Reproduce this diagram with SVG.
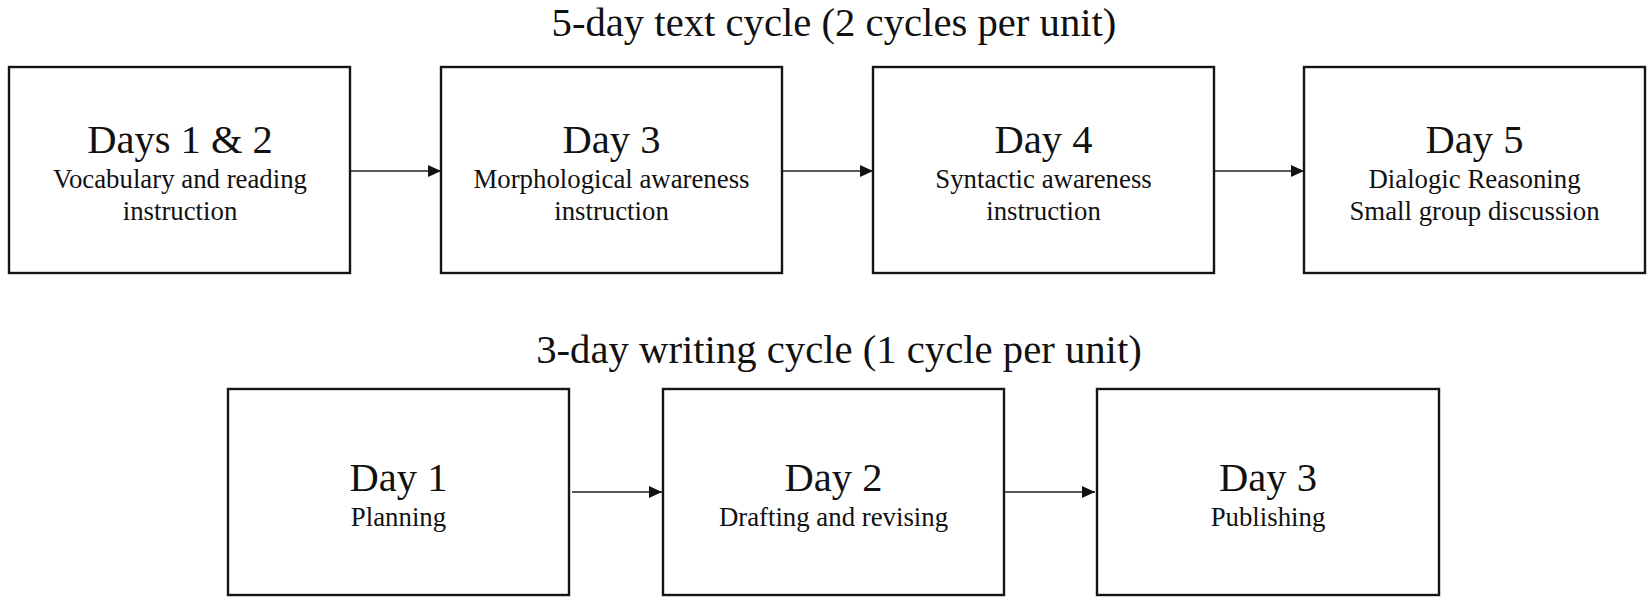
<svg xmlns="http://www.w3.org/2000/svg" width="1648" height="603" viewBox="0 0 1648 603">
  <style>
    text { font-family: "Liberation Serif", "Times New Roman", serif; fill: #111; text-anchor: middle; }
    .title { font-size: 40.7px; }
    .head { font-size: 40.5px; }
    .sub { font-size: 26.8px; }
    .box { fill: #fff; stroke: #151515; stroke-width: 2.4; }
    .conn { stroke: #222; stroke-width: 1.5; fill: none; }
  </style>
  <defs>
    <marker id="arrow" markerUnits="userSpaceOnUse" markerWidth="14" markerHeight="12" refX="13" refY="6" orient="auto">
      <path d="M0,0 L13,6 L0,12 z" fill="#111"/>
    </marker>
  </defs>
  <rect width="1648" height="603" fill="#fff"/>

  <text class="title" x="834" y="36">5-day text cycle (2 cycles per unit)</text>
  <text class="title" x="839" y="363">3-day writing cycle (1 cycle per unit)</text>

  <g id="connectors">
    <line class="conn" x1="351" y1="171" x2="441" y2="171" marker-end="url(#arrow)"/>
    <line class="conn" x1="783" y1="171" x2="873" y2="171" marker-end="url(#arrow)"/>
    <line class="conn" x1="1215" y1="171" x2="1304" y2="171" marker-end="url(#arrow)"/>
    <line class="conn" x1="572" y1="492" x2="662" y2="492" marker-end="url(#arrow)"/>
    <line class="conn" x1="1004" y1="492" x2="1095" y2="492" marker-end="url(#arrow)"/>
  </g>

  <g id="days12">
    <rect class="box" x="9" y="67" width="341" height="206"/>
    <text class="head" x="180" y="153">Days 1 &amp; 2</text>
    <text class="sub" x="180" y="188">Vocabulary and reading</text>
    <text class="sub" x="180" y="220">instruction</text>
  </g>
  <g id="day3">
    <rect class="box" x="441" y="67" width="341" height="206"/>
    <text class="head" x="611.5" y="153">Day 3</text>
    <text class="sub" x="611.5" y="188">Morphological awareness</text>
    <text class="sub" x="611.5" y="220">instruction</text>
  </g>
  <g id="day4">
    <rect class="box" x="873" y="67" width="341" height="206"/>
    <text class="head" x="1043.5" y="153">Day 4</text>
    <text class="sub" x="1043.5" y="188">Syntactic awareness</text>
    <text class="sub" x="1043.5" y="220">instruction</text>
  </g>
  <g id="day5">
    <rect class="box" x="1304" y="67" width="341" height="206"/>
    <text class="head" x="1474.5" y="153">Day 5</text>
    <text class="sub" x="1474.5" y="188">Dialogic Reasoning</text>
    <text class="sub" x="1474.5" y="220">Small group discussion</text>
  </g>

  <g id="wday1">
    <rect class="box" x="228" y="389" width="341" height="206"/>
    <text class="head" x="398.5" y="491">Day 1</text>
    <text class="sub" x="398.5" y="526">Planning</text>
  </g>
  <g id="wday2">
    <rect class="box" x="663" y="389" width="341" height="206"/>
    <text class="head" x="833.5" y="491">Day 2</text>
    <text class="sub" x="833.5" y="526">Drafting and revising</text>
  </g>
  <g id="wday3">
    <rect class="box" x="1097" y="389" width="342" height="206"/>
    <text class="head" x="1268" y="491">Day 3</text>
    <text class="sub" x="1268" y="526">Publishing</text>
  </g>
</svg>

YOUR GOAL: Up to and including the line containing "cycle per unit)</text>", repeat every line from the start of the data, but none of the pictures.

WRITTEN SOLUTION:
Reproduce this diagram with SVG.
<svg xmlns="http://www.w3.org/2000/svg" width="1648" height="603" viewBox="0 0 1648 603">
  <style>
    text { font-family: "Liberation Serif", "Times New Roman", serif; fill: #111; text-anchor: middle; }
    .title { font-size: 40.7px; }
    .head { font-size: 40.5px; }
    .sub { font-size: 26.8px; }
    .box { fill: #fff; stroke: #151515; stroke-width: 2.4; }
    .conn { stroke: #222; stroke-width: 1.5; fill: none; }
  </style>
  <defs>
    <marker id="arrow" markerUnits="userSpaceOnUse" markerWidth="14" markerHeight="12" refX="13" refY="6" orient="auto">
      <path d="M0,0 L13,6 L0,12 z" fill="#111"/>
    </marker>
  </defs>
  <rect width="1648" height="603" fill="#fff"/>

  <text class="title" x="834" y="36">5-day text cycle (2 cycles per unit)</text>
  <text class="title" x="839" y="363">3-day writing cycle (1 cycle per unit)</text>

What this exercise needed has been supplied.